De plus, dans la rhétorique propagandiste du régime iranien , l’Amérique est clairement et tout simplement qualifié de ” Grand Satan!”: c’est tout dire ou presque !

Les deux pays n’ont plus cessé ainsi de se faire la guerre par pays interposés..

Tout d’abord en Irak où l’Iran, après la chute de Saddam Hussein et l’invasion de l’armée américaine , a cherché à accentuer son influence sur les Chiites .
Puis en Syrie, où les gardiens de la révolution, les Pasdaran, ont combattu aux côtés des milices du Hezbollah et de l’armée de Bachar El Assad avec l’appui de l’armée Russe , contre les Jihadistes de Daech , face aux bombardements de l’aviation des États-Unis et d’Israël..
Et même contre les forces armées Kurdes , des fois que les Kurdes de Syrie, d’irak et de Turquie décidaient de créer un état indépendant, ce qui pourrait donner des idées aux Kurdes d’Iran..
Au Yémen également, les Houtis sont soutenus par l’Iran face à la coalition arabe soutenue bien entendu par Washington et par l’armée israélienne !
Tout cela bien entendu n’a rien à voir avec Donald Trump ou pas car les fondamentaux stratégiques de la politique étrangère américaine ne changent pas et c’est au président en exercice d’en faire un enjeu de politique interne pour réussir à se faire réélire.
Les trois précédents présidents américains Georges Bush , Bill Clinton et Barack Obama avaient bien réussi à le faire, et beaucoup d’observateurs outre-Atlantique craignent ouvertement que la conjoncture politique internationale actuelle ne permette à Donald Trump de rempiler pour un second mandat à la Maison Blanche.

Les Américains sont très doués pour mettre des barils de poudre là où il y a des millions de barils de brut !

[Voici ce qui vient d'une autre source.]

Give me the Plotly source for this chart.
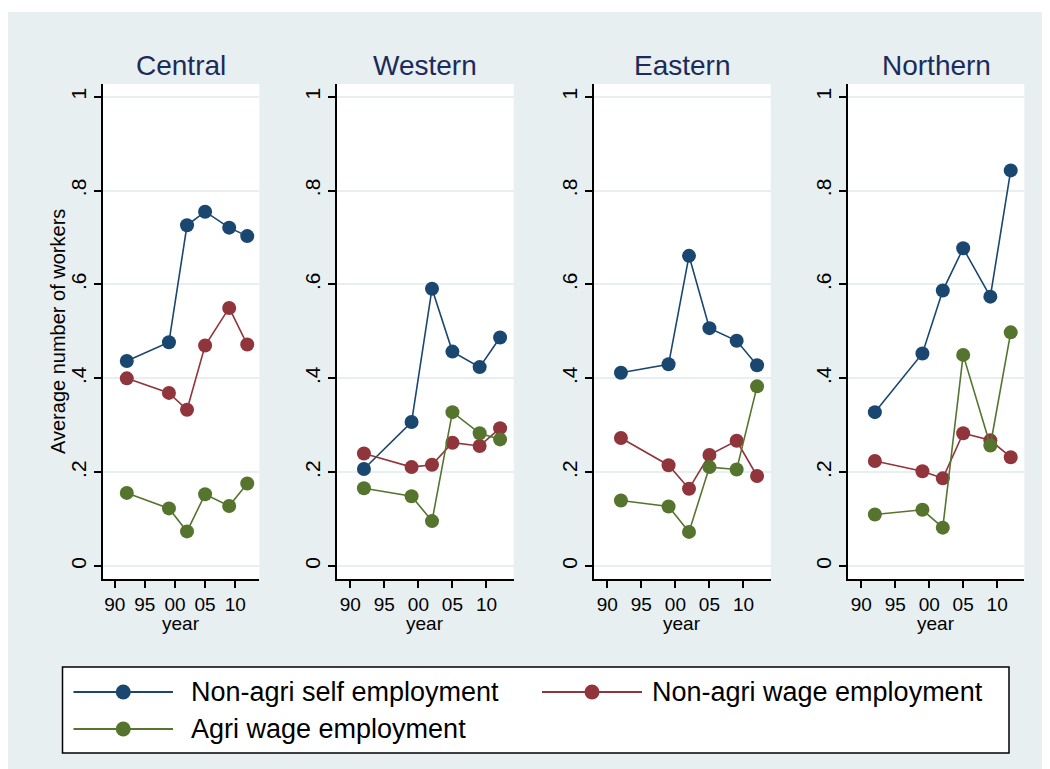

Quant aux tensions dans le détroit d’Ormuz, il n’est de secret pour personne que l’enjeu principal est le contrôle sur le marché mondial du pétrole et sur les voies maritimes du Golfe Persique et la mer d’Oman..
C ‘est ce qui explique les pressions américaines pour faire chuter le régime de Nicolas Maduro au Venezuela, l’embargo sur l’Iran et les sanctions économiques unilatérales de Washington sur toutes les entreprises et les pays qui font des affaires avec Téhéran. Mais il n’y a pas que le pétrole, mais également le gaz et accessoirement la question de la dépendance énergétique.
A ce sujet, Washington voit d’ un mauvais œil que 35 pour cent du gaz exploité par l’Allemagne est importé de Russie et à ce sujet, depuis dix années les Etats-Unis font pression de tout leur poids diplomatique afin d’empêcher la construction du gazoduc russe qui devrait alimenter les pays de l’UE en gaz russe.
Des contreparties financières se chiffrant à des centaines de millions de dollars sont offertes aux pays concernés par le passage du gazoduc, et en même temps Washington menace de couper les vivres et de mettre fin aux aides économiques et militaires.
Dans les faits, après la seconde guerre mondiale, les Américains ont reconstruit les économies des pays européens grâce au Plan Marshall qui a coûté des dizaines de milliards de dollars. En contrepartie, les Américains ont exigé en retour que les pays européens achètent tous les produits made in USA.
Aujourd’hui encore, les Américains tiennent à ce que les Européens leur restent complètement dépendants sur les plans militaire, économique, et énergétique en ce qui concerne le pétrole et le gaz.
Pour cela, près de 89 Ong et fondations américaines font du lobbying très hard , à coups de centaines de millions de dollars, y compris au sein des institutions européennes.
La question qui se pose avec insistance, pour terminer, est de savoir combien de temps encore l’empire américain pourra gaspiller de l’argent pour assurer son leadership tout en faisant la guerre à l’ hégémonie des concurrents que sont la Russie, la Chine, et les puissances pétrolières dont l’Iran principalement.?
En attendant, faire cohabiter des millions de barils de brut à côté de tonneaux de poudre peut très vite devenir un poker perdant et pour le moins vertigineux pour la paix dans le monde.